** Begin DATASET CONTENT **
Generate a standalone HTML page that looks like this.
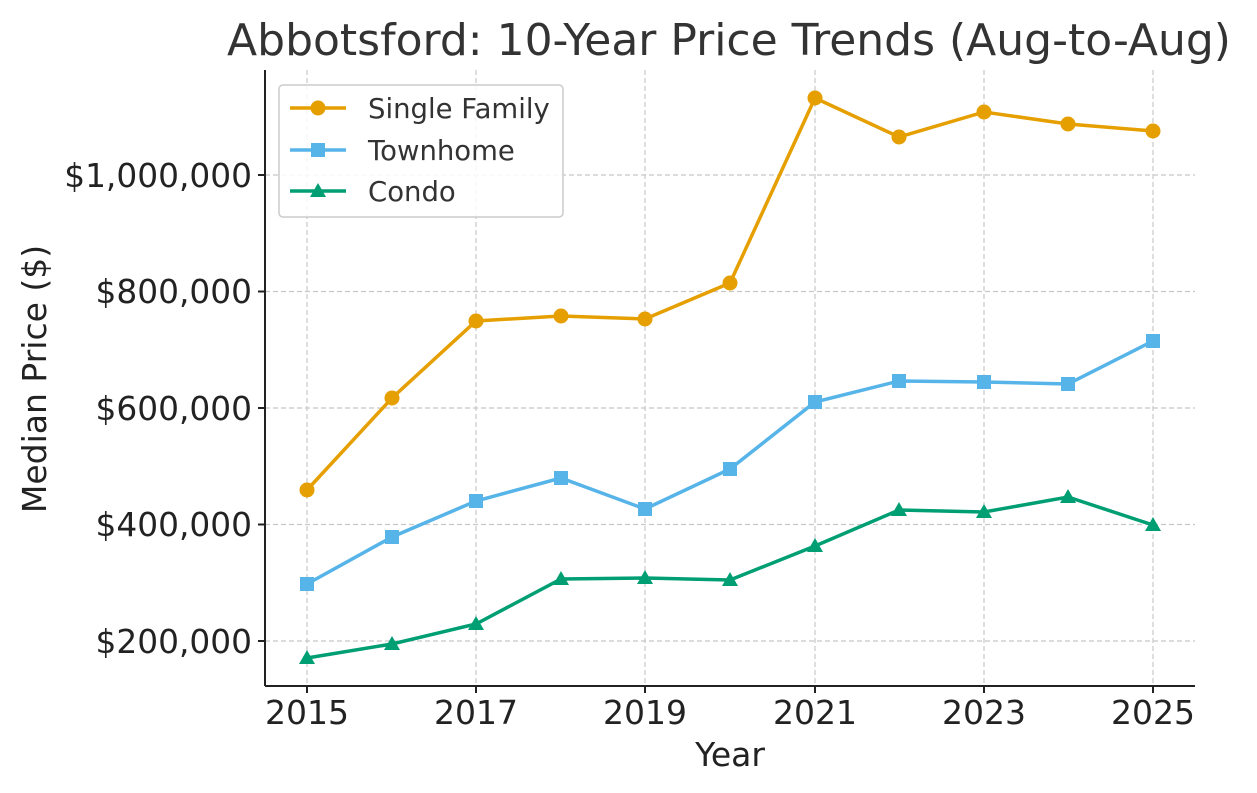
<!DOCTYPE html>
<html><head><meta charset="utf-8"><style>body{margin:0;background:#fff}svg{display:block}</style></head><body>
<svg width="1257" height="793" xmlns="http://www.w3.org/2000/svg" font-family="'DejaVu Sans', 'Liberation Sans', sans-serif">
<rect width="1257" height="793" fill="#fff"/>
<g stroke="#c8c8c8" stroke-width="1.2" stroke-dasharray="5,3">
<line x1="307" y1="70" x2="307" y2="686"/><line x1="476" y1="70" x2="476" y2="686"/><line x1="645" y1="70" x2="645" y2="686"/><line x1="815" y1="70" x2="815" y2="686"/><line x1="984" y1="70" x2="984" y2="686"/><line x1="1153" y1="70" x2="1153" y2="686"/>
<line x1="265" y1="641" x2="1195" y2="641"/><line x1="265" y1="524.5" x2="1195" y2="524.5"/><line x1="265" y1="408" x2="1195" y2="408"/><line x1="265" y1="291.5" x2="1195" y2="291.5"/><line x1="265" y1="175" x2="1195" y2="175"/>
</g>
<g stroke="#222" stroke-width="2"><line x1="265" y1="70" x2="265" y2="686"/><line x1="265" y1="686" x2="1195" y2="686"/>
<line x1="307" y1="686" x2="307" y2="693"/><line x1="476" y1="686" x2="476" y2="693"/><line x1="645" y1="686" x2="645" y2="693"/><line x1="815" y1="686" x2="815" y2="693"/><line x1="984" y1="686" x2="984" y2="693"/><line x1="1153" y1="686" x2="1153" y2="693"/>
<line x1="258" y1="641" x2="265" y2="641"/><line x1="258" y1="524.5" x2="265" y2="524.5"/><line x1="258" y1="408" x2="265" y2="408"/><line x1="258" y1="291.5" x2="265" y2="291.5"/><line x1="258" y1="175" x2="265" y2="175"/></g>
<g font-size="33" fill="#222" text-anchor="middle">
<text x="307" y="724">2015</text><text x="476" y="724">2017</text><text x="645" y="724">2019</text><text x="815" y="724">2021</text><text x="984" y="724">2023</text><text x="1153" y="724">2025</text>
<text x="730" y="766">Year</text>
<text x="729" y="55" font-size="44" fill="#333">Abbotsford: 10-Year Price Trends (Aug-to-Aug)</text>
</g>
<g font-size="32.8" fill="#222" text-anchor="end">
<text x="252" y="653">$200,000</text><text x="252" y="536">$400,000</text><text x="252" y="420">$600,000</text><text x="252" y="303">$800,000</text><text x="252" y="187">$1,000,000</text></g>
<text transform="translate(46,379) rotate(-90)" font-size="33" fill="#222" text-anchor="middle">Median Price ($)</text>
<polyline fill="none" stroke="#E69F00" stroke-width="3.5" points="307,490 392,398 476,321 561,316 645,319 730,283 815,98 899,137 984,112 1068,124 1153,131"/>
<g fill="#E69F00"><circle cx="307" cy="490" r="7.5"/><circle cx="392" cy="398" r="7.5"/><circle cx="476" cy="321" r="7.5"/><circle cx="561" cy="316" r="7.5"/><circle cx="645" cy="319" r="7.5"/><circle cx="730" cy="283" r="7.5"/><circle cx="815" cy="98" r="7.5"/><circle cx="899" cy="137" r="7.5"/><circle cx="984" cy="112" r="7.5"/><circle cx="1068" cy="124" r="7.5"/><circle cx="1153" cy="131" r="7.5"/></g>
<polyline fill="none" stroke="#56B4E9" stroke-width="3.5" points="307,584 392,537 476,501 561,478 645,509 730,469 815,402 899,381 984,382 1068,384 1153,341"/>
<g fill="#56B4E9"><rect x="300" y="577" width="14" height="14"/><rect x="385" y="530" width="14" height="14"/><rect x="469" y="494" width="14" height="14"/><rect x="554" y="471" width="14" height="14"/><rect x="638" y="502" width="14" height="14"/><rect x="723" y="462" width="14" height="14"/><rect x="808" y="395" width="14" height="14"/><rect x="892" y="374" width="14" height="14"/><rect x="977" y="375" width="14" height="14"/><rect x="1061" y="377" width="14" height="14"/><rect x="1146" y="334" width="14" height="14"/></g>
<polyline fill="none" stroke="#009E73" stroke-width="3.5" points="307,658 392,644 476,624 561,579 645,578 730,580 815,546 899,510 984,512 1068,497 1153,525"/>
<g fill="#009E73">
<polygon points="307,650 315,664 299,664"/><polygon points="392,636 400,650 384,650"/><polygon points="476,616 484,630 468,630"/><polygon points="561,571 569,585 553,585"/><polygon points="645,570 653,584 637,584"/><polygon points="730,572 738,586 722,586"/><polygon points="815,538 823,552 807,552"/><polygon points="899,502 907,516 891,516"/><polygon points="984,504 992,518 976,518"/><polygon points="1068,489 1076,503 1060,503"/><polygon points="1153,517 1161,531 1145,531"/></g>
<rect x="279" y="85" width="284" height="132" rx="4" fill="#fff" fill-opacity="0.85" stroke="#ccc" stroke-width="1.5"/>
<line x1="290" y1="108" x2="346" y2="108" stroke="#E69F00" stroke-width="3.5"/><circle cx="318" cy="108" r="7.5" fill="#E69F00"/>
<line x1="290" y1="150" x2="346" y2="150" stroke="#56B4E9" stroke-width="3.5"/><rect x="311" y="143" width="14" height="14" fill="#56B4E9"/>
<line x1="290" y1="191" x2="346" y2="191" stroke="#009E73" stroke-width="3.5"/><polygon points="318,183 326,197 310,197" fill="#009E73"/>
<g font-size="27.5" fill="#333"><text x="368" y="118">Single Family</text><text x="368" y="160">Townhome</text><text x="368" y="201">Condo</text></g>
</svg>
</body></html>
** End DATASET CONTENT **
- [WRITTEN INSTRUCTION]
Produce an exact copy of each line of data, skipping embedded images.

- [ANSWER TO THE EXERCISE]
Generate a standalone HTML page that looks like this.
<!DOCTYPE html>
<html><head><meta charset="utf-8"><style>body{margin:0;background:#fff}svg{display:block}</style></head><body>
<svg width="1257" height="793" xmlns="http://www.w3.org/2000/svg" font-family="'DejaVu Sans', 'Liberation Sans', sans-serif">
<rect width="1257" height="793" fill="#fff"/>
<g stroke="#c8c8c8" stroke-width="1.2" stroke-dasharray="5,3">
<line x1="307" y1="70" x2="307" y2="686"/><line x1="476" y1="70" x2="476" y2="686"/><line x1="645" y1="70" x2="645" y2="686"/><line x1="815" y1="70" x2="815" y2="686"/><line x1="984" y1="70" x2="984" y2="686"/><line x1="1153" y1="70" x2="1153" y2="686"/>
<line x1="265" y1="641" x2="1195" y2="641"/><line x1="265" y1="524.5" x2="1195" y2="524.5"/><line x1="265" y1="408" x2="1195" y2="408"/><line x1="265" y1="291.5" x2="1195" y2="291.5"/><line x1="265" y1="175" x2="1195" y2="175"/>
</g>
<g stroke="#222" stroke-width="2"><line x1="265" y1="70" x2="265" y2="686"/><line x1="265" y1="686" x2="1195" y2="686"/>
<line x1="307" y1="686" x2="307" y2="693"/><line x1="476" y1="686" x2="476" y2="693"/><line x1="645" y1="686" x2="645" y2="693"/><line x1="815" y1="686" x2="815" y2="693"/><line x1="984" y1="686" x2="984" y2="693"/><line x1="1153" y1="686" x2="1153" y2="693"/>
<line x1="258" y1="641" x2="265" y2="641"/><line x1="258" y1="524.5" x2="265" y2="524.5"/><line x1="258" y1="408" x2="265" y2="408"/><line x1="258" y1="291.5" x2="265" y2="291.5"/><line x1="258" y1="175" x2="265" y2="175"/></g>
<g font-size="33" fill="#222" text-anchor="middle">
<text x="307" y="724">2015</text><text x="476" y="724">2017</text><text x="645" y="724">2019</text><text x="815" y="724">2021</text><text x="984" y="724">2023</text><text x="1153" y="724">2025</text>
<text x="730" y="766">Year</text>
<text x="729" y="55" font-size="44" fill="#333">Abbotsford: 10-Year Price Trends (Aug-to-Aug)</text>
</g>
<g font-size="32.8" fill="#222" text-anchor="end">
<text x="252" y="653">$200,000</text><text x="252" y="536">$400,000</text><text x="252" y="420">$600,000</text><text x="252" y="303">$800,000</text><text x="252" y="187">$1,000,000</text></g>
<text transform="translate(46,379) rotate(-90)" font-size="33" fill="#222" text-anchor="middle">Median Price ($)</text>
<polyline fill="none" stroke="#E69F00" stroke-width="3.5" points="307,490 392,398 476,321 561,316 645,319 730,283 815,98 899,137 984,112 1068,124 1153,131"/>
<g fill="#E69F00"><circle cx="307" cy="490" r="7.5"/><circle cx="392" cy="398" r="7.5"/><circle cx="476" cy="321" r="7.5"/><circle cx="561" cy="316" r="7.5"/><circle cx="645" cy="319" r="7.5"/><circle cx="730" cy="283" r="7.5"/><circle cx="815" cy="98" r="7.5"/><circle cx="899" cy="137" r="7.5"/><circle cx="984" cy="112" r="7.5"/><circle cx="1068" cy="124" r="7.5"/><circle cx="1153" cy="131" r="7.5"/></g>
<polyline fill="none" stroke="#56B4E9" stroke-width="3.5" points="307,584 392,537 476,501 561,478 645,509 730,469 815,402 899,381 984,382 1068,384 1153,341"/>
<g fill="#56B4E9"><rect x="300" y="577" width="14" height="14"/><rect x="385" y="530" width="14" height="14"/><rect x="469" y="494" width="14" height="14"/><rect x="554" y="471" width="14" height="14"/><rect x="638" y="502" width="14" height="14"/><rect x="723" y="462" width="14" height="14"/><rect x="808" y="395" width="14" height="14"/><rect x="892" y="374" width="14" height="14"/><rect x="977" y="375" width="14" height="14"/><rect x="1061" y="377" width="14" height="14"/><rect x="1146" y="334" width="14" height="14"/></g>
<polyline fill="none" stroke="#009E73" stroke-width="3.5" points="307,658 392,644 476,624 561,579 645,578 730,580 815,546 899,510 984,512 1068,497 1153,525"/>
<g fill="#009E73">
<polygon points="307,650 315,664 299,664"/><polygon points="392,636 400,650 384,650"/><polygon points="476,616 484,630 468,630"/><polygon points="561,571 569,585 553,585"/><polygon points="645,570 653,584 637,584"/><polygon points="730,572 738,586 722,586"/><polygon points="815,538 823,552 807,552"/><polygon points="899,502 907,516 891,516"/><polygon points="984,504 992,518 976,518"/><polygon points="1068,489 1076,503 1060,503"/><polygon points="1153,517 1161,531 1145,531"/></g>
<rect x="279" y="85" width="284" height="132" rx="4" fill="#fff" fill-opacity="0.85" stroke="#ccc" stroke-width="1.5"/>
<line x1="290" y1="108" x2="346" y2="108" stroke="#E69F00" stroke-width="3.5"/><circle cx="318" cy="108" r="7.5" fill="#E69F00"/>
<line x1="290" y1="150" x2="346" y2="150" stroke="#56B4E9" stroke-width="3.5"/><rect x="311" y="143" width="14" height="14" fill="#56B4E9"/>
<line x1="290" y1="191" x2="346" y2="191" stroke="#009E73" stroke-width="3.5"/><polygon points="318,183 326,197 310,197" fill="#009E73"/>
<g font-size="27.5" fill="#333"><text x="368" y="118">Single Family</text><text x="368" y="160">Townhome</text><text x="368" y="201">Condo</text></g>
</svg>
</body></html>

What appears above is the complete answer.